You know, there are days when you've just got wonder: What's up with the APWU? Here is an organization that is supposed to represent the long-term best interests of a key sector of the Postal Service's employees in a manner that best insures continued employment. Yet, nary a week goes by without seeing something in the electronic or print media that reflects a union that is hell-bent on ensuring its members' extinction.
To the best of my knowledge, the APWU has never said, that as a matter of policy, it believes the Postal Service should be operated in as cost-efficient a method as possible to best serve the needs of the American people and fulfill the Postal Service's function as an important part of our nation's economic infrastructure. What you do hear is a seemingly endless litany of what it opposes.
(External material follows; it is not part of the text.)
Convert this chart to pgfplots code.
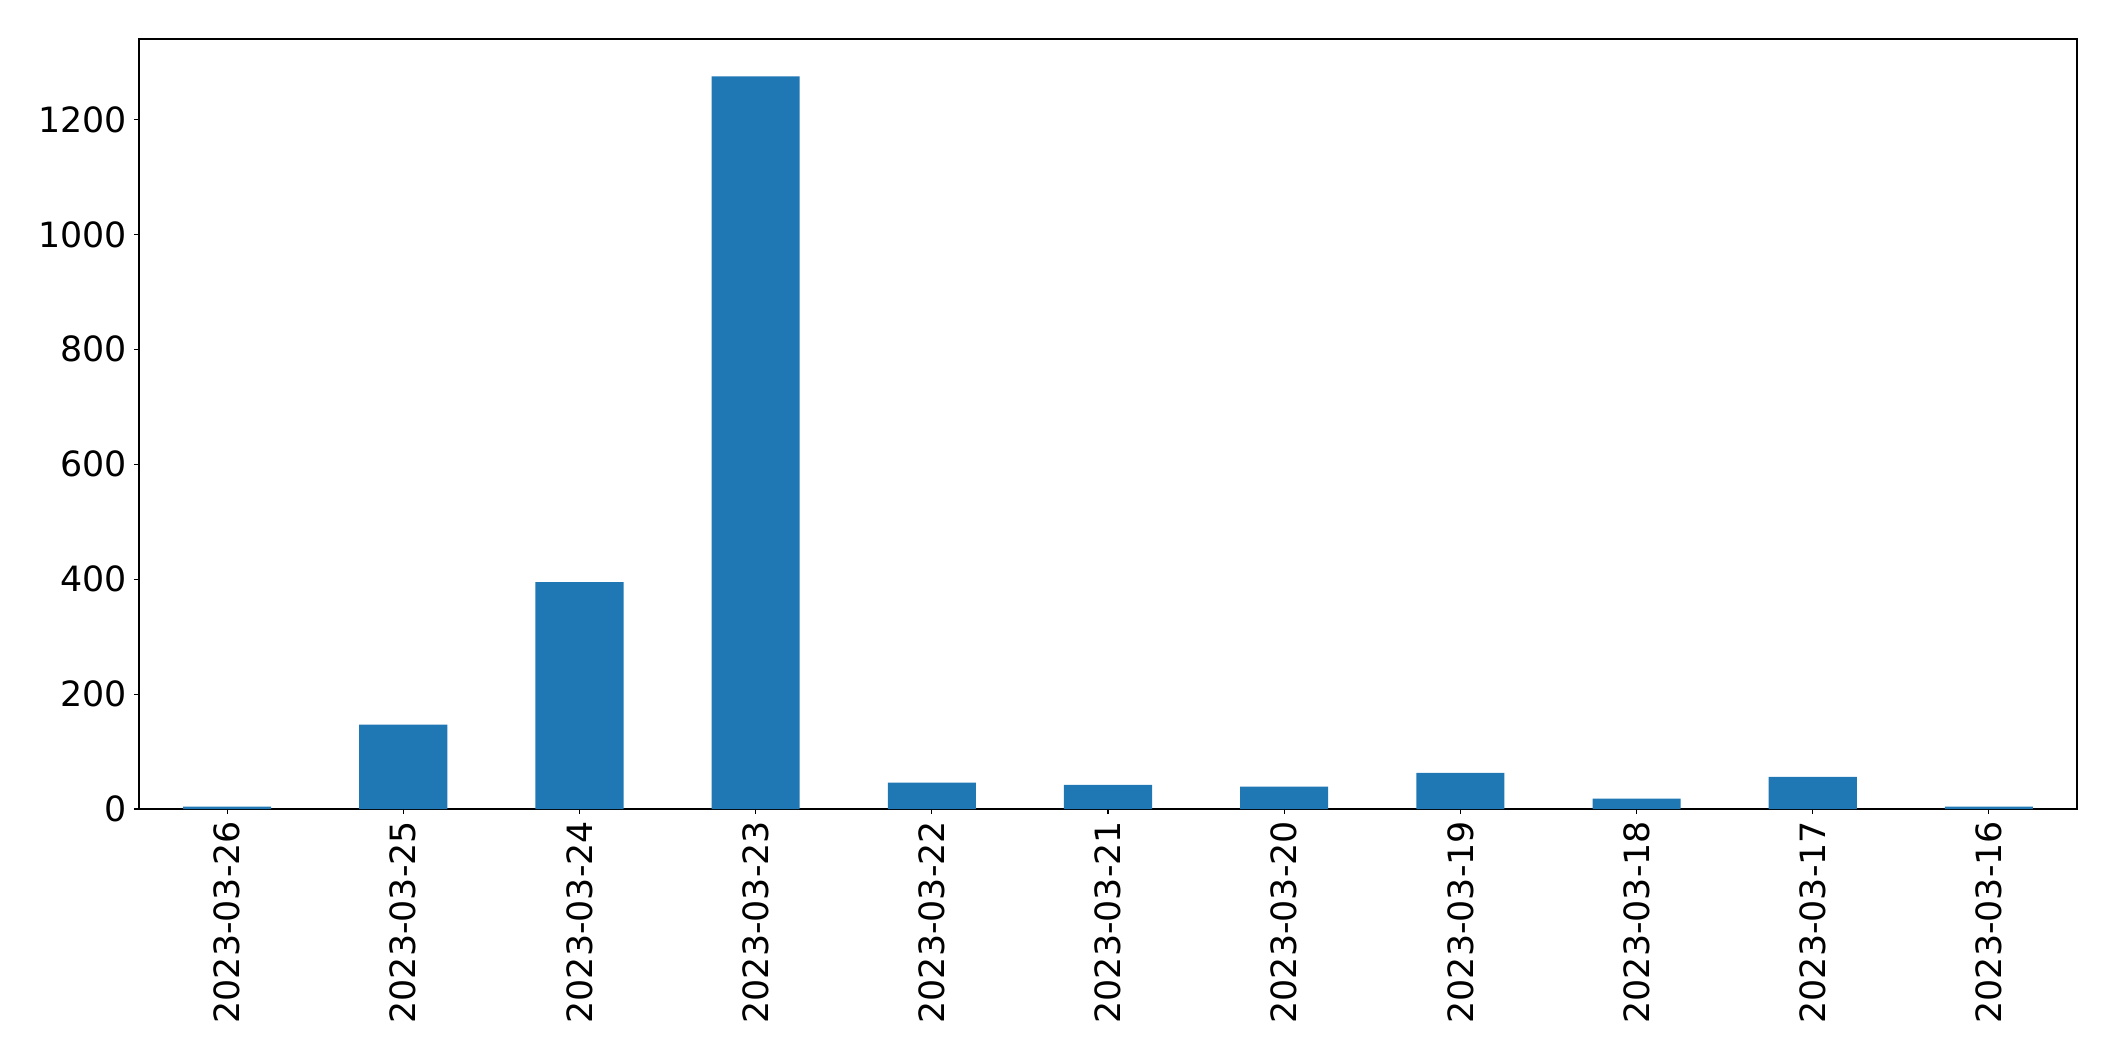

The APWu has declared that it opposes adding value to doing business by mail through worksharing. It opposes efforts by the Postal Service to realignment its network in better accord with available resources and changing needs. It opposes postal reform. It opposes, it opposes, it opposes.
It not only opposes, it disparages. It disparages postal managers. It disparages the customers that pay their salaries as "vermin." And, if I had to judge by the comments you can routinely read on postal employee message boards, they have little respect for their work or for the people with whom they work.
So, what does the APWU support? Well, it supports insulating itself and those it ostensibly represents from the realities of a changing world. It wants to keep the Postal Service and the world in which it exists in the same pristine condition it found it in 1970.
For instance, it insists on ensuring the retention of wage and retirement benefit COLAs. Nice if you can get it, but most within the private sector enjoy no such assurance. They want to prohibit workforce downsizing or the displacing of workers in the face of business declines or change. Nice too, but there's no one in the private sector who enjoys that either. They want employer paid retirement--defined-benefit annuities as well as paid retirement health insurance. Here again, more and more people in the private sector are finding such entitlements extraordinarily rare.
What you hear from the APWU is NO...NO...NO! The last time I heard that kind of communication it came from a niece who was two-years old. It's a behavior I'm sure she'll grow to change. Too bad I can't say the same of the APWU.